We don’t know what the questions were, but we know Zacchaeus’ answer. “Look, Lord! Here and now I give half of my possessions to the poor, and if I have cheated anybody out of anything, I will pay back four times the amount.”

“Here and now” — Zacchaeus isn’t waiting, he’s acting. “Here,” in his own home. “Now,” while the crowd is still peering in the windows. Not later, not tomorrow, not after he calculates what he can afford to give. “Here and now, I give half my possessions to the poor.” But wait, there’s more — “…and if I have cheated anybody out of anything, I will pay back four times the amount.” If? Of course he’s cheated people. Of course he’s overcollected. Everybody knows that, even Zacchaeus. It’s the way the system works. It’s expected, anticipated, complained about, but ultimately complied with. So, there really is no uncertainty in Zacchaeus “if.” This is Zacchaeus’ way of saying, in a very eastern manner, “Okay, I’ve cheated a lot of you, but today I’m going to make it right.”

And there it is — real repentance — a turning around, a change of direction, an embrace of the kingdom of heaven here. Zacchaeus is caring for the poor. Jesus said when you do that — feed the hungry, clothe the naked, visit the sick and imprisoned — you do it to Him. It’s the new kingdom ethic, the new way to live life. And, the rest of it is — Turn the other cheek, treat others as you want to be treated, love your neighbor as yourself — all of those things that perhaps Jesus and Zacchaeus had a chance to talk about over dinner.

Entering the Kingdom

And so after Zacchaeus publicly repents — because repentance is the first step in embracing the kingdom — Jesus says, “Today salvation has come to this house, because this man, too, is a son of Abraham. 10 For the Son of Man came to seek and to save what was lost.”

Salvation has come to this house — this house owned and occupied by a sinner — because Zacchaeus is a son of Abraham, too. And what makes him a son of Abraham? Not just his birth, although that is the physical reason Zacchaeus is a son of Abraham. No, it’s his rebirth. It’s Zacchaeus willingness, like Abraham, to follow God into a new kingdom. A land, like Abraham, that he’s never seen. A kingdom that is not like this world, but for now is in this world. Salvation came to Zacchaeus’ house because it is now an outpost of the kingdom of heaven, managed by kingdom ethics, and one more piece of the puzzle where God is making all things new.

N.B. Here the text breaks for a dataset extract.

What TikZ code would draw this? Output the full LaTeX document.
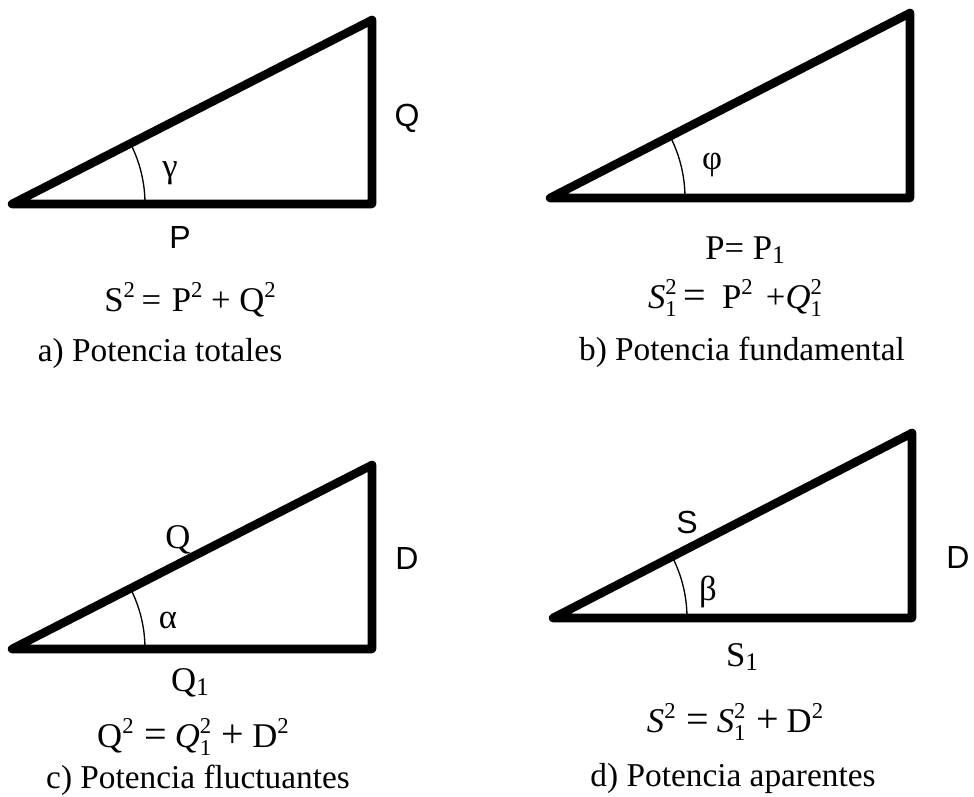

What happens when Jesus invites himself to dinner at your house? You get the opportunity to repent, to turn around, to embrace the kingdom, to become a son or daughter of Abraham. Because Jesus came to seek and to save those who are lost.

Jesus Has Invited Himself to This Dinner Table

Today we gather around the table to which Jesus invited himself 2,000 years ago. It is the table of fellowship. And if there were crowds looking in these windows today, as surely they must have looked into Zacchaeus’ windows with great curiosity, the people in the crowd would say, “Jesus is sitting at the table with sinners.” For we are all sinners, lost like Zacchaeus in a world that is the polar-opposite of the kingdom of God.

But as we come to this table today, we can say with Zacchaeus — “Here, now I’m turning around.” “Here, now I embrace the kingdom of heaven and will feed the hungry, clothe the naked, visit the sick, minister to the prisoners, treat others as I want to be treated, turn the other cheek, love my neighbor as myself.” All part of loving God and loving each other. All part of the kingdom of God. Here. Now. In this moment.

And we will hear Jesus say, “Today, salvation has come to this house for these are children of Abraham, too!”